According to Distinguished Professor CT Lin from the University of Technology Sydney (UTS), animals in nature learn through observation, exploration, and interaction with their environment without explicit instruction. The next wave of artificial intelligence—unsupervised learning—aims to mimic this learning process.

Currently, almost all AI technologies rely on supervised learning, a method that requires humans to label vast amounts of data with predefined categories or values to train AI systems for prediction and relationship discovery. However, supervised learning has many limitations. Data labeling is costly, time-consuming, and often impractical for complex or large-scale tasks. In contrast, unsupervised learning does not require labeled data and can reveal inherent structures and patterns within datasets.

A paper detailing the Torque Clustering method has been published in the prestigious IEEE Transactions on Pattern Analysis and Machine Intelligence journal. The Torque Clustering algorithm outperforms traditional unsupervised learning methods and could represent a potential paradigm shift. It operates fully autonomously, requires no parameter settings, and processes large datasets with extremely high computational efficiency.

The algorithm has undergone rigorous testing on 1,000 different datasets, achieving an average Adjusted Mutual Information (AMI) score of 97.7%. In comparison, other state-of-the-art methods typically score around 80%.
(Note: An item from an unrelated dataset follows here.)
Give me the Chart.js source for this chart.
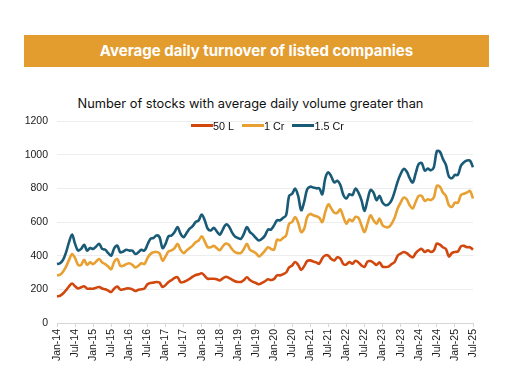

What sets Torque Clustering apart is its foundation on the concept of torque from physics, enabling it to autonomously identify clusters and seamlessly adapt to various types of data, including different shapes, densities, and noise levels. Lead author Dr. Jie Yang stated that the algorithm was inspired by the torque balance in gravitational interactions during galaxy mergers, based on two fundamental properties of the universe: mass and distance. This connection to physics adds significant scientific meaning to the method.

Torque Clustering holds promise for advancing general artificial intelligence, particularly in robotics and autonomous systems, aiding in optimizing motion, control, and decision-making. It is expected to redefine the landscape of unsupervised learning and pave the way for truly autonomous artificial intelligence. Currently, the open-source code for the algorithm is available for researchers to use.